The conductorless Orpheus Chamber Orchestra is on fine form in this programme of music by Rossini.

The eight overtures played are all from Rossini’s earlier operas – there’s no William Tell here. Most follow the usual Rossinian pattern of a slow introduction followed by two themes, the first most often played by the strings, the second giving prominence to the winds. A recapitulation of the themes is followed by a brilliant coda. Along the way there are, without fail, some striking touches of instrumental colour and one of Rossini’s characteristic crescendos, built over an ostinato rhythm, more and more instruments added as the music gets louder and louder. The results are so exciting and stirring that even the rowdiest of early nineteenth century audiences must have been dissuaded from idle chatter!

All of these overtures belong to the period when Rossini was writing for relatively modest forces. The dimensions of the music are well-suited to a chamber orchestra such as the Orpheus, whose clear and relatively small-scale sound allows the detail of the music to work in ways that are not always evident in large orchestra performances of Rossini’s overtures. Some conductors are tempted to exaggerate the brilliance and colour of Rossini’s writing, to turn the overtures into mere orchestral showpieces. There’s none of that here, the music being treated with respect – without ever being allowed to become over-solemn.
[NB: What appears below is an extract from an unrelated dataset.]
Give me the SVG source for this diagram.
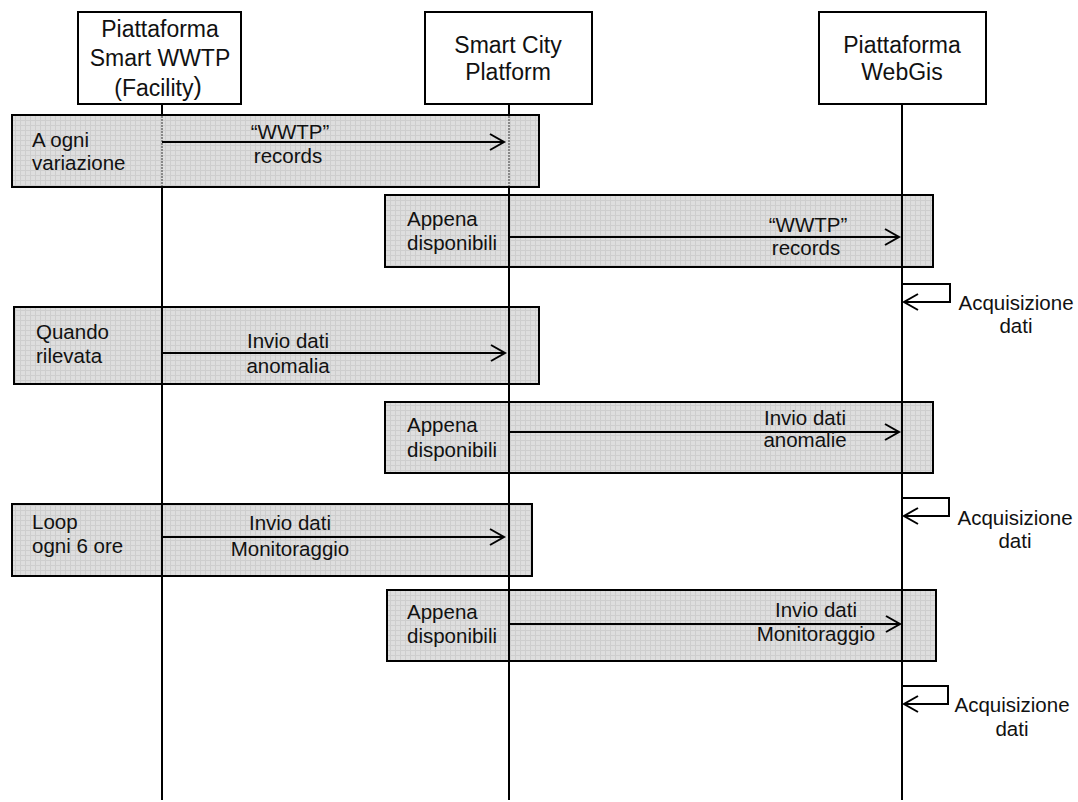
<svg xmlns="http://www.w3.org/2000/svg" width="1078" height="802" viewBox="0 0 1078 802">
  <style>
    text { font-family: "Liberation Sans", Arial, sans-serif; fill: #111; }
    .hdr { font-size: 23px; text-anchor: middle; }
    .lbl { font-size: 20.5px; }
    .mid { text-anchor: middle; }
    .box { fill: #fff; stroke: #000; stroke-width: 2; }
    .frame { fill: url(#grid); stroke: #000; stroke-width: 2; }
    .life { stroke: #000; stroke-width: 2; fill: none; }
    .msg { stroke: #000; stroke-width: 2; fill: none; }
    .head { stroke: #000; stroke-width: 2; fill: none; stroke-linejoin: miter; }
  </style>
  <defs>
    <pattern id="grid" width="5" height="5" patternUnits="userSpaceOnUse">
      <rect width="5" height="5" fill="#dedede"/>
      <path d="M0 0.5H5M0.5 0V5" stroke="#cecece" stroke-width="1"/>
    </pattern>
  </defs>
  <rect width="1078" height="802" fill="#fff"/>

  <!-- lifelines -->
  <g id="lifelines">
    <line class="life" x1="162" y1="104" x2="162" y2="800"/>
    <line class="life" x1="509" y1="104" x2="509" y2="800"/>
    <line class="life" x1="902" y1="104" x2="902" y2="800"/>
  </g>

  <!-- participants -->
  <g id="wwtp">
    <rect class="box" x="78" y="12" width="163" height="92"/>
    <text class="hdr" x="160" y="37">Piattaforma</text>
    <text class="hdr" x="160" y="66">Smart WWTP</text>
    <text class="hdr" x="158" y="96">(Facility<tspan font-size="25" dy="-1">)</tspan></text>
  </g>
  <g id="smartcity">
    <rect class="box" x="425" y="12" width="167" height="92"/>
    <text class="hdr" x="508" y="53">Smart City</text>
    <text class="hdr" x="508" y="80">Platform</text>
  </g>
  <g id="webgis">
    <rect class="box" x="819" y="12" width="167" height="92"/>
    <text class="hdr" x="902" y="53">Piattaforma</text>
    <text class="hdr" x="902" y="80">WebGis</text>
  </g>

  <!-- activity frames -->
  <g id="frame1">
    <rect class="frame" x="12" y="115" width="527" height="72"/>
    <line x1="162" y1="116" x2="162" y2="186" stroke="#888" stroke-width="2" stroke-dasharray="2 1"/>
    <line x1="509" y1="116" x2="509" y2="186" stroke="#888" stroke-width="2" stroke-dasharray="2 1"/>
    <text class="lbl" x="32" y="147">A ogni</text>
    <text class="lbl" x="32" y="170">variazione</text>
  </g>
  <g id="frame2">
    <rect class="frame" x="385" y="195" width="548" height="72"/>
    <line class="life" x1="509" y1="195" x2="509" y2="267"/>
    <line class="life" x1="902" y1="195" x2="902" y2="267"/>
    <text class="lbl" x="407" y="226">Appena</text>
    <text class="lbl" x="407" y="250">disponibili</text>
  </g>
  <g id="frame3">
    <rect class="frame" x="14" y="307" width="525" height="77"/>
    <line class="life" x1="162" y1="307" x2="162" y2="384"/>
    <line class="life" x1="509" y1="307" x2="509" y2="384"/>
    <text class="lbl" x="36" y="339">Quando</text>
    <text class="lbl" x="36" y="363">rilevata</text>
  </g>
  <g id="frame4">
    <rect class="frame" x="385" y="402" width="548" height="71"/>
    <line class="life" x1="509" y1="402" x2="509" y2="473"/>
    <line class="life" x1="902" y1="402" x2="902" y2="473"/>
    <text class="lbl" x="407" y="432">Appena</text>
    <text class="lbl" x="407" y="457">disponibili</text>
  </g>
  <g id="frame5">
    <rect class="frame" x="12" y="504" width="520" height="72"/>
    <line class="life" x1="162" y1="504" x2="162" y2="576"/>
    <line class="life" x1="509" y1="504" x2="509" y2="576"/>
    <text class="lbl" x="32" y="529">Loop</text>
    <text class="lbl" x="32" y="553">ogni 6 ore</text>
  </g>
  <g id="frame6">
    <rect class="frame" x="387" y="590" width="549" height="71"/>
    <line class="life" x1="509" y1="590" x2="509" y2="661"/>
    <line class="life" x1="902" y1="590" x2="902" y2="661"/>
    <text class="lbl" x="407" y="619">Appena</text>
    <text class="lbl" x="407" y="643">disponibili</text>
  </g>

  <!-- messages -->
  <g id="connectors">
    <line class="msg" x1="162" y1="142" x2="504" y2="142"/>
    <polyline class="head" points="490,134 504,142 490,150"/>
    <text class="lbl mid" x="290" y="139">“WWTP”</text>
    <text class="lbl mid" x="288" y="163">records</text>

    <line class="msg" x1="509" y1="237" x2="899" y2="237"/>
    <polyline class="head" points="885,229 899,237 885,245"/>
    <text class="lbl mid" x="808" y="232">“WWTP”</text>
    <text class="lbl mid" x="806" y="255">records</text>

    <polyline class="msg" points="902,284 950,284 950,302 904,302"/>
    <polyline class="head" points="918,294 904,302 918,310"/>
    <text class="lbl mid" x="1016" y="310">Acquisizione</text>
    <text class="lbl mid" x="1016" y="333">dati</text>

    <line class="msg" x1="162" y1="353" x2="505" y2="353"/>
    <polyline class="head" points="491,345 505,353 491,361"/>
    <text class="lbl mid" x="288" y="348">Invio dati</text>
    <text class="lbl mid" x="288" y="373">anomalia</text>

    <line class="msg" x1="509" y1="432" x2="899" y2="432"/>
    <polyline class="head" points="885,424 899,432 885,440"/>
    <text class="lbl mid" x="805" y="425">Invio dati</text>
    <text class="lbl mid" x="805" y="447">anomalie</text>

    <polyline class="msg" points="902,498 949,498 949,516 904,516"/>
    <polyline class="head" points="918,508 904,516 918,524"/>
    <text class="lbl mid" x="1015" y="525">Acquisizione</text>
    <text class="lbl mid" x="1015" y="548">dati</text>

    <line class="msg" x1="162" y1="537" x2="504" y2="537"/>
    <polyline class="head" points="490,529 504,537 490,545"/>
    <text class="lbl mid" x="290" y="530">Invio dati</text>
    <text class="lbl mid" x="290" y="556">Monitoraggio</text>

    <line class="msg" x1="509" y1="624" x2="900" y2="624"/>
    <polyline class="head" points="886,616 900,624 886,632"/>
    <text class="lbl mid" x="816" y="617">Invio dati</text>
    <text class="lbl mid" x="816" y="641">Monitoraggio</text>

    <polyline class="msg" points="902,686 948,686 948,704 904,704"/>
    <polyline class="head" points="918,696 904,704 918,712"/>
    <text class="lbl mid" x="1012" y="712">Acquisizione</text>
    <text class="lbl mid" x="1012" y="736">dati</text>
  </g>
</svg>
The allegro of the overture to L’Italiana in Algeri is delightfully vivacious and the following oboe melody is properly mischievous; the reprise and the unexpected modulation are very well handled. One senses the orchestra’s own sense of fun as the violinists use their bows to tap their music stands in the overture to Il signor Bruschino; indeed these performances convey a real sense of musicians enjoying themselves.

There are plenty of collections of Rossini’s overtures to be had on CD, such as those by Riccardo Chailly and the National Philharmonic Orchestra, by Charles Dutoit and the Montreal Symphony Orchestra, Sir Neville Marriner and the Academy of St. Martin-in-the-Fields or Carlo Maria Giulini and the Philharmonia Orchestra. All have their attractions – as indeed does the collection by Toscanini (on Aura Classics), even if the editions then in use were somewhat corrupt, Rossini’s essential clarity varnished over, as it were, with later additions. It would be quite wrong to think of this reissued CD (last issued, I think, on DG 415 363-2GH) as ‘replacing’ or superseding any of these famous versions. But it deserves to be heard alongside them, and no lover of Rossini’s music is likely to be disappointed by it.

Charles Neiditch is an accomplished soloist in the Introduction, Theme and Variations, a piece not certainly written by Rossini. Its Introduction is based on an aria (‘La pace mia smarrita’) from Mosè in Egitto; the Theme employed in the ensuing variations is from La donna del lago (‘O quante lacrime’). What is done with these materials may, or may not, be the work of Rossini himself; certainly the results are entertaining, full of Rossinian gusto and appetite. It is played in spirited fashion and makes an admirable ‘bonus’ to the overtures.